Opposition to the concept of Safe Routes to School is rare, but specific changes, such as traffic calming treatments, can elicit opposition. Overcoming opposition can be challenging once it has arisen. In many cases, opposition can be avoided by including those who might be opposed in the process of identifying solutions. For example, if you think on-street parking is causing conflicts or visibility problems, invite the people who would be impacted by parking restrictions to participate in the process of exploring options. This is most effective when everyone stays focused on the problem, not a specific solution. There are often multiple solutions, each with some benefits and some drawbacks. For example, if you think neighborhood speeds are too high, but some people oppose speed humps, you may want to explore the many other methods for slowing traffic before selecting your preferred treatment. For additional ideas on traffic calming visit PedSafe.

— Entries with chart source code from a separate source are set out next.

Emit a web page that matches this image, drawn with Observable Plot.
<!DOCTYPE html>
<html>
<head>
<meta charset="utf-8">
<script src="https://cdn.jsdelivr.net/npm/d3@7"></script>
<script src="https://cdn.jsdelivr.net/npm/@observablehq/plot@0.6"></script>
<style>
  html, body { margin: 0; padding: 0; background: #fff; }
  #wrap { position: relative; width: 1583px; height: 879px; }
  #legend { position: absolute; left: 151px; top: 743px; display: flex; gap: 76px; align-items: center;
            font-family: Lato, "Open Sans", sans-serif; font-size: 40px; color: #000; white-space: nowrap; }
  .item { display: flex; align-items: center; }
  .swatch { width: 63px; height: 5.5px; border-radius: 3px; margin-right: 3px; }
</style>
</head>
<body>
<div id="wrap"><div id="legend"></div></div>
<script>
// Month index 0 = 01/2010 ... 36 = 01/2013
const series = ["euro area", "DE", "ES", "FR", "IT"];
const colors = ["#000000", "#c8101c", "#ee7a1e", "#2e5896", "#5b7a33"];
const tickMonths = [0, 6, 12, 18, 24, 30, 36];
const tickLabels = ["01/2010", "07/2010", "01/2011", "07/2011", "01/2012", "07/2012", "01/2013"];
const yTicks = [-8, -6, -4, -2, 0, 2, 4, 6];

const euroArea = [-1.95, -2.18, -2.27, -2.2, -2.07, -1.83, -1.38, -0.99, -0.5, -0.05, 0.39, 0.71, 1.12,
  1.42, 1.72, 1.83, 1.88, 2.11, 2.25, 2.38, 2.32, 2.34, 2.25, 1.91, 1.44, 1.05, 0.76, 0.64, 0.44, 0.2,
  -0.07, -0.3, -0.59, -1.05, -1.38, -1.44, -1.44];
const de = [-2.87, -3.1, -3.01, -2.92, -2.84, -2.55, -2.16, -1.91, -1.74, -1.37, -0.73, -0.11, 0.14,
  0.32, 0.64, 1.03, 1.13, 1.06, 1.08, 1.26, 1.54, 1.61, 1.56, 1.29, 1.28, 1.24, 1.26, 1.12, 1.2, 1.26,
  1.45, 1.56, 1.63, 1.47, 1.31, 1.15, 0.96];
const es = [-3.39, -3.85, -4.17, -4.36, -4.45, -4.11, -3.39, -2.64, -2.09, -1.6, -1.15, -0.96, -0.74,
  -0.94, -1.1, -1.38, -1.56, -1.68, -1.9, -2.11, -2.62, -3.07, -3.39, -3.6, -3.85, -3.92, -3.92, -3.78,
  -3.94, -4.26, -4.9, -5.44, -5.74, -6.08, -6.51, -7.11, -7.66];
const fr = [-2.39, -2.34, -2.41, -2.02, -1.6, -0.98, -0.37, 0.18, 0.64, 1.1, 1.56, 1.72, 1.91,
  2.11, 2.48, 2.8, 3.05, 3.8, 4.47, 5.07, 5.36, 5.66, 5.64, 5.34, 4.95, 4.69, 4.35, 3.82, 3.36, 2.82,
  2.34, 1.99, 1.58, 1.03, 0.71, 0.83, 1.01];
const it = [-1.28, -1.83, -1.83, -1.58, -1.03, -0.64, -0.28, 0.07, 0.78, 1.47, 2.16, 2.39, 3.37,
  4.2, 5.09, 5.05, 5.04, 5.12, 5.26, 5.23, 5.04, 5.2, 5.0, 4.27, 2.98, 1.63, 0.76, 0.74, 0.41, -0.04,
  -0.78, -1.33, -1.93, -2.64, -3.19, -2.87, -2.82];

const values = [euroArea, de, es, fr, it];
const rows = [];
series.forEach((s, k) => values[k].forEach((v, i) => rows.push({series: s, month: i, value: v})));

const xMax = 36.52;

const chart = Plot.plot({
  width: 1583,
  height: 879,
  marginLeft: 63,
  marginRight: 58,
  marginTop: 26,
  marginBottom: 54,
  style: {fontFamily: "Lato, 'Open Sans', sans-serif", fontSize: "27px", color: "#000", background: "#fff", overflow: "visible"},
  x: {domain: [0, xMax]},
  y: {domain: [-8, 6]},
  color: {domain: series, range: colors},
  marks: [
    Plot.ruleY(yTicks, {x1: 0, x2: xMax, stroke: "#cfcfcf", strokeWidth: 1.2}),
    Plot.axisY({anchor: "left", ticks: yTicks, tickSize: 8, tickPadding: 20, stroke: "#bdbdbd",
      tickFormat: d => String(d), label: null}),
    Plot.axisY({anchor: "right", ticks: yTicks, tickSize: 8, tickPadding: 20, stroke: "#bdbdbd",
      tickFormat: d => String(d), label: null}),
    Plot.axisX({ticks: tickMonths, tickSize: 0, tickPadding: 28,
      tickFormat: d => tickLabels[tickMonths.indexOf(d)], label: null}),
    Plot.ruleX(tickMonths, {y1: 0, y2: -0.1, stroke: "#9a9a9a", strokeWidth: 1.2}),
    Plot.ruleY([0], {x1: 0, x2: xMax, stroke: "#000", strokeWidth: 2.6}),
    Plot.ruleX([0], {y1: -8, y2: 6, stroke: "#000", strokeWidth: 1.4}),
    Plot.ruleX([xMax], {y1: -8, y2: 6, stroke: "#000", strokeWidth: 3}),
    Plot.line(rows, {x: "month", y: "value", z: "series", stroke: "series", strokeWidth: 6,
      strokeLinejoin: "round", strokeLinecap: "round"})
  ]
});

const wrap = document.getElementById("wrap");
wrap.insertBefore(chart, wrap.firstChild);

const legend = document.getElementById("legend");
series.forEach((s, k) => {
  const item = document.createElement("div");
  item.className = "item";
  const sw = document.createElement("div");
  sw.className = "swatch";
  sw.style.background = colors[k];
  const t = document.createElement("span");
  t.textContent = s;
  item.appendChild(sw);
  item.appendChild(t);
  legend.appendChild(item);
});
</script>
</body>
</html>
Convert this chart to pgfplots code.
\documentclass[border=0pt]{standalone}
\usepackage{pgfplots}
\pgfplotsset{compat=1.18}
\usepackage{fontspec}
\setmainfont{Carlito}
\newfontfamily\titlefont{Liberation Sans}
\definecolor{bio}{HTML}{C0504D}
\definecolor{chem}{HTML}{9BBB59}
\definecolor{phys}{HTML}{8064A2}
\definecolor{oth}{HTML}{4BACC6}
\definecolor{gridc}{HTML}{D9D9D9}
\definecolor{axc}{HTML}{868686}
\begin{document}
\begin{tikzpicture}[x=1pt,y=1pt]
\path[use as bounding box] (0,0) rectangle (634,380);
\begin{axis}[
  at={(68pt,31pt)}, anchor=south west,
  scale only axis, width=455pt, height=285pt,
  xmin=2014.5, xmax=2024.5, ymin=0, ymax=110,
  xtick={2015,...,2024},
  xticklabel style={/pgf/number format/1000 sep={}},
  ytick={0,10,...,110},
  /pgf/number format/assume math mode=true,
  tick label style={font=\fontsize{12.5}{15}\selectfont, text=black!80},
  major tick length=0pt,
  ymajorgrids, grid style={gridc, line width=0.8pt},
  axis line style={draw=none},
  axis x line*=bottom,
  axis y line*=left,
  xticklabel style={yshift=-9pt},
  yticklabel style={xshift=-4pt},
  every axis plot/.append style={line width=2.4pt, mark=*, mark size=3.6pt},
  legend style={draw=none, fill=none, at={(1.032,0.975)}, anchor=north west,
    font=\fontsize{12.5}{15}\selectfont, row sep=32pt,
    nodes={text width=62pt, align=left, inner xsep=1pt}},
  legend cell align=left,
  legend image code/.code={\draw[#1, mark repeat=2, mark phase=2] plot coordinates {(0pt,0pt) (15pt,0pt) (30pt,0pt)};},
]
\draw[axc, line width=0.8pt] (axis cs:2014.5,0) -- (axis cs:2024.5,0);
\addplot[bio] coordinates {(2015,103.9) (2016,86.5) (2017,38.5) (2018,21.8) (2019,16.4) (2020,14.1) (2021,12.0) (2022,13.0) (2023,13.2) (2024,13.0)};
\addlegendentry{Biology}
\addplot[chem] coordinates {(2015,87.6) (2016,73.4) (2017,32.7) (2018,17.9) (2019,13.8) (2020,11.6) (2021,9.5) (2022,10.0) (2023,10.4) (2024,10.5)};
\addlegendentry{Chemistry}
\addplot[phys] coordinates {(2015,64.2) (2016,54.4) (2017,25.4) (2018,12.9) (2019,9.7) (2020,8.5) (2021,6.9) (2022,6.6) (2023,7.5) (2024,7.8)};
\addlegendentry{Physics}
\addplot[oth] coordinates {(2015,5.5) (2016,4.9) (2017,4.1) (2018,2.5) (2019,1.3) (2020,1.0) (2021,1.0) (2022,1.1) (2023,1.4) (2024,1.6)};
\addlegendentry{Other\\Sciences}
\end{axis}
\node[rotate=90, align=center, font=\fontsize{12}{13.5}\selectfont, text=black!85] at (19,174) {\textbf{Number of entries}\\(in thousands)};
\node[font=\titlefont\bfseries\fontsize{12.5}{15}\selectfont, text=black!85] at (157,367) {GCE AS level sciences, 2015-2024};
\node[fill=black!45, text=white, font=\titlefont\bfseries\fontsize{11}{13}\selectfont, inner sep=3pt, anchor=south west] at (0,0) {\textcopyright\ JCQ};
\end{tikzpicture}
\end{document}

If you are confronting opposition, strive to understand the issue from the other person's perspective. Listen respectfully and carefully to their concerns. It may be helpful to revisit the problem, and make sure they agree there is a problem. If they don't agree, your first task is to get them to understand your perspective: that there is a problem. One way to do this is to let them see for the problem for themselves. Meet them at the site during the time of day that will demonstrate the problem. Once you've agreed on the problem, you can revisit the solution. They may be more willing to go along with the idea once they understand the issue.
Often opposition surfaces as a "showdown" at a public meeting of a decision making body. Having supporters of the idea on hand to provide positive testimony will ensure the deciders have a clear picture of the pros and cons.
It is less likely you will face opposition to encouragement, education, or enforcement programs, but if you do, the same principles apply.